As it is, I'm a fifty-five-year-old teenager. It's very difficult to explain to anybody who hasn't experienced it. I look like I've been around the block more than a few times, and I fear others often set their expectations of me accordingly, but really I've just been sitting in the gutter watching the world go by, trying to avoid unwanted attention.
I don't know how to do many things that most people consider trivial. I'm desperate to stretch my wings, but don't want to leave my comfort zone to do it. I'm tired of working alone, living alone, being alone. Tired of being ashamed for wanting the perfectly ordinary satisfactions of life that most people want.
I am not, as I assumed for so long, uniquely undeserving. It is not grossly impudent of me to have needs.
I should be able to express delight and admiration for the people in my life who I consider delightful and admirable, without feeling as though it would be outrageous hubris to expect that anybody might care about how I felt about them.
People can be so lovely and brilliant.
I don't like to play favourites, but my heart sings whenever I see a trans person in the street. Knowing how much, at minimum, they had to get through makes every single sighting a celebration of a glorious triumph. (I know transdar isn't a thing, and there's a fair chance that sometimes I'm cheering an unusually tall cis woman, but as a vertically ample person myself, I can say that's also a marvellous thing to carry off with grace and poise, and well worthy of recognition.)
I don't understand people who feel threatened rather than comforted by human diversity. I mean I understand in principle how weird, pseudoscientific, tribal thinking coheres into a self-consistent worldview. I just don't know how you can walk down a street full of ordinary people going about their business and genuinely feel that you see menace and insidious corruption of the nation's purity everywhere you look.
I was very disappointed by something Alexei Sayle said recently, as he's a lovely fellow of impeccable moral credentials. On his podcast, in the context of a row within Jeremy Corbyn's "Insert Policy Here Party" over trans rights, Alexei mumbled something conciliatory about the need to accommodate the "socially conservative" working class.
I have given it some considerable thought, and I honestly can't come up with a sensible definition of the term "social conservative" that would make it anything but a synonym for "bigot". I asked around my Fediverse parasocial circle, which is probably a skewed sample, but I can at least say that a sizeable population of neurodiverse trans women with a background in IT and a fondness for cats was better able to find a distinction than I.
So ultimately, I have to say that if you're willing to march alongside Nazis, I don't much care what your relationship to the means of production is. You've forfeited your place at any table I'm sitting at until you've reconsidered your position on equal rights.
I am fretting about this sort of thing at the moment, as the next March for White Australia will be strutting and sneering its way through the Melbourne CBD in less than a week's time. Then a week later I will be visiting the Shire to check up on Mum.

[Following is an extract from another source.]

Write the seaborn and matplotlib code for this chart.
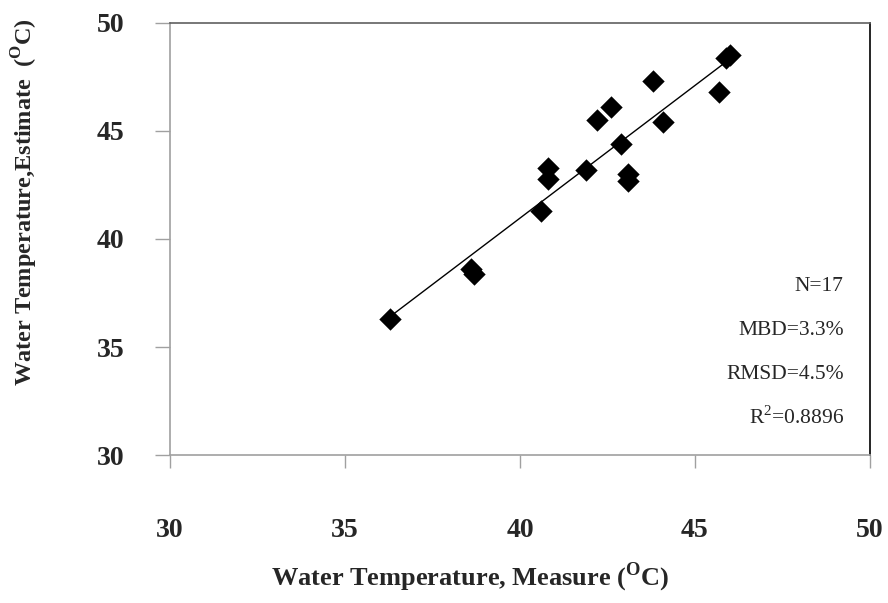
import matplotlib.pyplot as plt
import numpy as np
import pandas as pd
import seaborn as sns

measured = [36.3, 38.6, 38.7, 40.6, 40.8, 40.8, 41.9, 42.2, 42.6, 42.9,
            43.1, 43.1, 43.8, 44.1, 45.7, 45.9, 46.0]
estimated = [36.3, 38.6, 38.4, 41.3, 43.3, 42.8, 43.2, 45.5, 46.1, 44.4,
             43.0, 42.7, 47.3, 45.4, 46.8, 48.4, 48.5]
stats = ["N=17", "MBD=3.3%", "RMSD=4.5%", "R$^2$=0.8896"]
ticks = [30, 35, 40, 45, 50]

df = pd.DataFrame({"measure": measured, "estimate": estimated})

sns.set_style("white")
plt.rcParams["font.family"] = ["Liberation Serif", "DejaVu Serif"]
plt.rcParams["mathtext.fontset"] = "custom"
plt.rcParams["mathtext.rm"] = "Liberation Serif"

fig = plt.figure(figsize=(8.88, 6.03), dpi=100)
ax = fig.add_axes([0.1914, 0.2454, 0.7883, 0.7165])

sns.regplot(
    data=df, x="measure", y="estimate", ax=ax, ci=None, truncate=True,
    marker="D",
    scatter_kws={"s": 130, "color": "black", "linewidths": 0, "alpha": 1},
    line_kws={"color": "black", "linewidth": 1.0},
)

ax.set_xlim(30, 50)
ax.set_ylim(30, 50)
ax.set_xticks(ticks)
ax.set_yticks(ticks)
ax.set_xticklabels([str(t) for t in ticks], fontsize=20, fontweight="bold")
ax.set_yticklabels([str(t) for t in ticks], fontsize=20, fontweight="bold")
ax.tick_params(axis="x", direction="out", length=9.5, width=1, color="#a0a0a0",
               pad=36, bottom=True)
ax.tick_params(axis="y", direction="out", length=11, width=1, color="#a0a0a0",
               pad=22, left=True)

ax.set_xlabel(r"Water Temperature, Measure ($^\mathregular{O}$C)",
              fontsize=19, fontweight="bold")
ax.set_ylabel(r"Water Temperature,Estimate  ($^\mathregular{O}$C)",
              fontsize=17.5, fontweight="bold")
ax.xaxis.set_label_coords(0.4286, -0.245)
ax.yaxis.set_label_coords(-0.185, 0.586)

for side, col in [("left", "#a0a0a0"), ("bottom", "#a0a0a0"),
                  ("top", "#606060"), ("right", "black")]:
    ax.spines[side].set_visible(True)
    ax.spines[side].set_color(col)
    ax.spines[side].set_linewidth(1.2)

for i, s in enumerate(stats):
    ax.text(49.25, 37.78 - i * 2.02, s, ha="right", va="center", fontsize=15.5)

fig.savefig("out.png", dpi=100)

I always fall into a funk for about a fortnight after seeing the nightmarishly familiar landmarks of my youth. Coming so hard on the heels of a parade of thousands of obnoxious bigots through my home, chaperoned by Nazis and police (not mutually exclusive classes), I can't imagine I will be very pleasant to be around when I get back.
So I need to get my act into gear and start doing something positive for the forces of love, decency, kindness, and all the other social ills that threaten to destroy civilisation as we know it (and about time, too). It's a bit overwhelming.